Downs, A. Chris; Reagan, Mary A.
A study was conducted to investigate issues related to the development of preschool children's self-definitions of attractiveness. Research questions were (1) At what ages can children state a self-definition of attractiveness? (2) Are self-definitions temporally stable? (3) To what degree are children's self-judgments similar to judgments made of them by socializers? and, (4) What is the relationship of children's self-judgments of their attractiveness to their behavior and to verbal reports of their behavior? A sample of 140 subjects included equal numbers of male and female white preschool children, 3 through 6 years of age, and their parents, teachers, and peers. Self-definitions of attractiveness were obtained by asking children to rate themselves on a three-point scale while looking in a mirror; self-definitions were obtained again 2 weeks later. Children were also asked to rate their own behaviors and were observed for positive and negative behaviors during free play. Additionally, parents and teachers rated each child's behaviors, and peers rated each child's attractiveness. Results indicated that children at all ages seem able to report self-judgments of attractiveness and that such reports exhibit short-term stability.

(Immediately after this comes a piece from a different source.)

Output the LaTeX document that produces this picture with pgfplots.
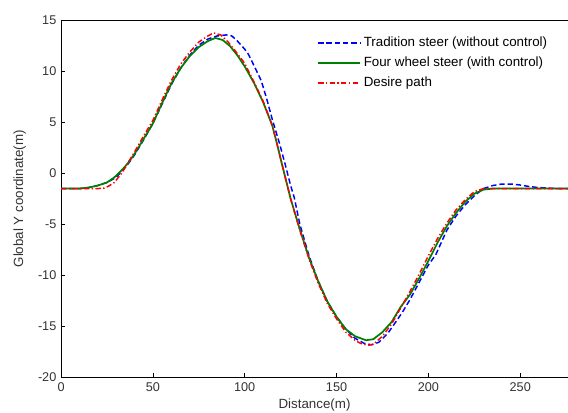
\documentclass[border=0pt]{standalone}
\usepackage{fontspec}
\setmainfont{Liberation Sans}
\usepackage{pgfplots}
\pgfplotsset{compat=1.18}

\definecolor{mblue}{RGB}{0,0,255}
\definecolor{mgreen}{RGB}{0,128,0}
\definecolor{mred}{RGB}{255,0,0}

\begin{document}
\begin{tikzpicture}
\begin{axis}[
    scale only axis,
    width=380pt, height=267pt,
    xmin=0, xmax=276,
    ymin=-20, ymax=15,
    xtick={0,50,100,150,200,250},
    ytick={-20,-15,-10,-5,0,5,10,15},
    axis lines=left,
    axis line style={-, black, line width=0.5pt},
    tick align=inside,
    major tick length=3pt,
    tick style={black, line width=0.5pt},
    /pgf/number format/assume math mode=true,
    tick label style={font=\fontsize{9.5}{11}\selectfont, text=black!80},
    xticklabel style={yshift=-1pt},
    label style={font=\fontsize{10}{12}\selectfont, text=black!80},
    xlabel={Distance(m)},
    ylabel={Global Y coordinate(m)},
    xlabel style={at={([yshift=-21pt]axis description cs:0.5,0)}, anchor=center},
    ylabel style={at={([xshift=-31pt]axis description cs:0,0.5)}, anchor=center, rotate=0},
    legend style={draw=none, fill=none, inner sep=0pt, at={(0.505,0.962)}, anchor=north west,
        font=\fontsize{10}{12}\selectfont, row sep=2.3pt},
    legend cell align=left,
    legend image code/.code={\draw[#1] (0cm,0cm) -- (31.5pt,0cm);},
]
% Tradition steer (without control)
\addplot[mblue, line width=1.1pt, dash pattern=on 4pt off 2.2pt] coordinates {
(0,-1.5) (5,-1.5) (10,-1.5) (15,-1.4) (20,-1.2) (25,-0.9) (30,-0.4) (33,0.2)
(36,0.8) (40,1.8) (45,3.3) (50,4.9) (55,6.8) (60,8.7) (65,10.3) (70,11.6)
(75,12.6) (80,13.2) (85,13.5) (90,13.6) (93,13.5) (96,13.0) (100,12.2)
(102,11.7) (105,10.6) (109,9.1) (112,7.3) (115,5.3) (119,2.9) (122,0.9)
(125,-1.2) (127,-2.4) (130,-5.0) (135,-8.1) (140,-10.6) (145,-12.6)
(150,-14.1) (155,-15.3) (160,-16.2) (165,-16.7) (169,-16.85) (173,-16.6)
(178,-15.7) (183,-14.4) (186,-13.6) (190,-12.4) (195,-10.7) (200,-9.0)
(204,-8.0) (210,-5.6) (215,-4.2) (220,-3.1) (225,-2.2) (230,-1.5)
(235,-1.2) (240,-1.05) (245,-1.05) (250,-1.15) (255,-1.3) (260,-1.4)
(265,-1.45) (270,-1.5) (276,-1.5)
};
\addlegendentry{Tradition steer (without control)}
% Four wheel steer (with control)
\addplot[mgreen, line width=1.3pt] coordinates {
(0,-1.5) (5,-1.5) (10,-1.5) (15,-1.4) (20,-1.2) (25,-0.9) (29,-0.4) (33,0.3)
(36,0.9) (40,1.9) (45,3.4) (50,4.9) (55,6.9) (60,8.8) (65,10.3) (70,11.5)
(75,12.4) (80,13.0) (84,13.3) (88,13.1) (92,12.5) (96,11.6) (100,10.5)
(105,8.9) (110,7.0) (115,4.7) (117.5,2.95) (120,1.1) (125,-2.5) (130,-5.5)
(135,-8.3) (140,-10.6) (145,-12.6) (150,-14.1) (155,-15.3) (160,-16.0)
(166,-16.4) (170,-16.3) (175,-15.6) (180,-14.6) (185,-13.1) (190,-11.9)
(195,-10.3) (200,-8.6) (205,-6.8) (210,-5.2) (215,-3.9) (220,-2.8)
(225,-2.0) (230,-1.6) (235,-1.5) (276,-1.5)
};
\addlegendentry{Four wheel steer (with control)}
% Desire path
\addplot[mred, line width=1.1pt, dash pattern=on 4pt off 1.8pt on 1pt off 1.8pt] coordinates {
(0,-1.5) (5,-1.5) (10,-1.5) (15,-1.5) (20,-1.5) (23.5,-1.45) (26,-1.25)
(29,-0.9) (33,0.0) (36,0.9) (40,2.1) (45,3.7) (50,5.2) (55,7.2) (60,9.1)
(65,10.7) (70,11.9) (75,12.9) (80,13.5) (83,13.8) (87,13.6) (91,12.9)
(95,12.0) (100,10.8) (105,9.0) (110,7.1) (115,4.7) (117.5,2.95) (120,1.1)
(125,-2.5) (130,-5.6) (135,-8.4) (140,-10.8) (145,-12.8) (150,-14.3)
(155,-15.6) (160,-16.4) (163,-16.7) (167,-16.9) (170,-16.8) (175,-16.0)
(180,-14.8) (185,-13.2) (190,-11.6) (195,-9.9) (200,-8.1) (205,-6.4)
(210,-4.9) (215,-3.6) (220,-2.6) (225,-1.8) (230,-1.5) (276,-1.5)
};
\addlegendentry{Desire path}
% top frame line with inward ticks
\draw[black, line width=0.5pt] (rel axis cs:0,1) -- (rel axis cs:1,1);
\pgfplotsinvokeforeach{50,100,150,200,250}{
  \draw[black, line width=0.5pt] (axis cs:#1,15) -- ++(0,-3pt);
}
\end{axis}
\pgfresetboundingbox
\path ([xshift=-45.75pt, yshift=-26.5pt]current axis.south west)
  rectangle ([yshift=15.5pt]current axis.north east);
\end{tikzpicture}
\end{document}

Other findings indicated that self-judgments were more related to verbal reports of behavior than to observed playground behavior and that age and sex differences exist in the relationship of children's self-judgments to judgments made of them by socializers and other adult raters. (RH)
Publication Type: Reports - Research; Speeches/Meeting Papers
Education Level: N/A
Audience: Researchers
Language: English
Sponsor: N/A
Authoring Institution: N/A
Identifiers: Physical Attractiveness; Self Definition
Note: Paper presented at the Annual Meeting of the Western Psychological Association (San Francisco, CA, April 6-10, 1983).